Id. In the case before us we find that, as matters stood at the time the magistrate recommended dismissal, the report should have been treated, at most, as an amendment to the defendants' answer.
This court is sympathetic to the problems of the district courts in their efforts to manage, with a proper emphasis on efficiency, the claims of pro se plaintiffs. By limiting the pretrial use of an unverified administrative report, however, the Federal Rules of Civil Procedure do not prevent the proper use of such a report to help the trial court shape the issues for trial. This use of the administrative report does not exhaust the aids available to the trial court in its efficient shaping of the issues. The court may, in addition to using the report, control the scope of discovery in connection with specific, properly pled but unresolved issues, such as damages. See Rule 26(c).

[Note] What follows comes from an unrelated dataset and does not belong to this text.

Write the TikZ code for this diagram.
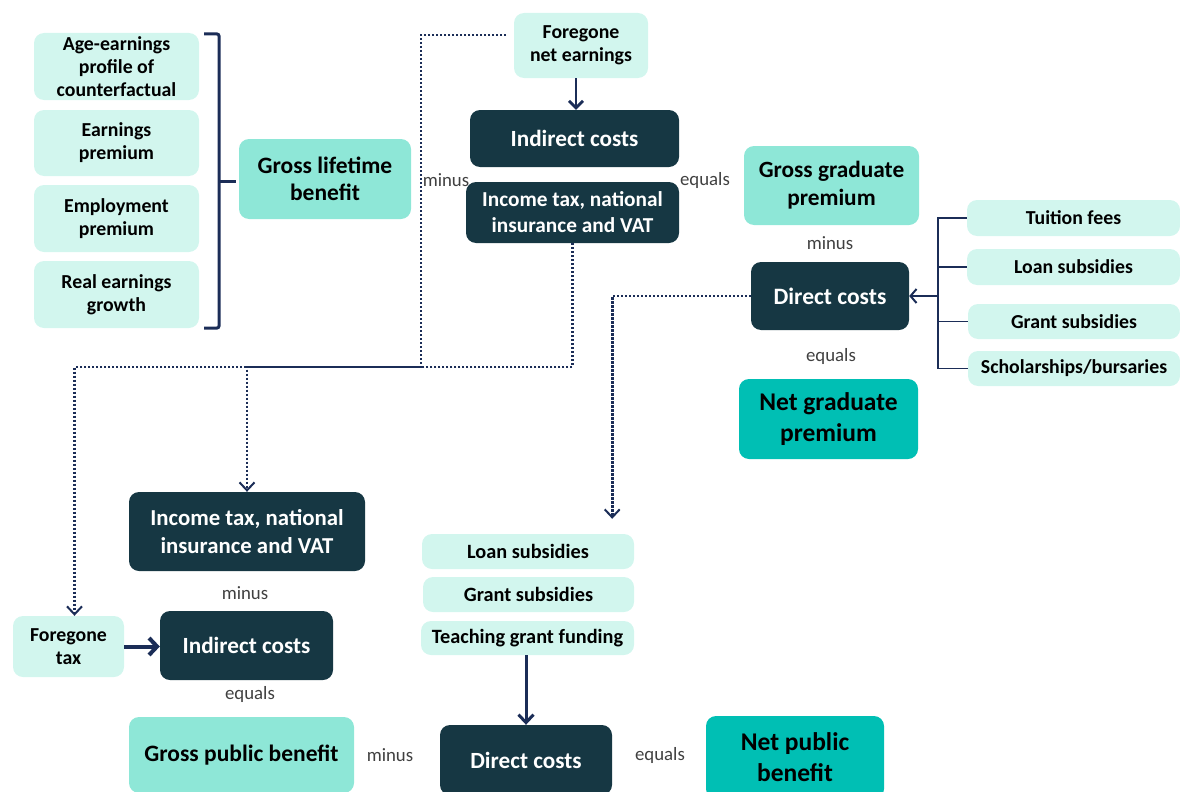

If the parties use limited interrogatories under Rule 33 or limited requests for admission under Rule 36, the court may refuse to require answers to specified interrogatories, see Rule 37(a) (2)-(3), or specified requests for admission, see Rule 37(c), or the court may compel discovery under Rule 37. The court's broad powers under the panoply of discovery rules, which were confirmed and generalized in the 1970 revision of the rules, enable the court to manage the claims of pro se plaintiffs. The departure from these authorized procedures is unwarranted.
While it is true that the use of authorized devices for expedited procedure properly may simplify the disposition of most pro se cases, even cases in which the plaintiff may be entitled to some relief, this fact must not be taken to imply any denigration of a plaintiff's legitimate claims for relief. Even where the plaintiff fails to prove actual and substantial damages, or where the administrative misfeasance complained of is corrected after a complaint is filed but before judgment is entered in the case, the trial court must consider whether, on the basis of plaintiff's nonfrivolous request for relief, it ought properly to grant nominal damages, injunctive or declaratory relief, punitive damages, or other relief. In so saying, we imply no opinion on whether plaintiff is ultimately entitled to any relief.
Because plaintiff's complaint states a claim upon which relief may be granted, we must vacate the court's dismissal and remand this case for further proceedings consistent with this opinion and the Federal Rules of Civil Procedure.
Vacated and remanded.
The magistrate concluded, "The proper purpose of the action has been accomplished. Even an injunctive order directed to the defendant is unnecessary, since corrective action has been taken."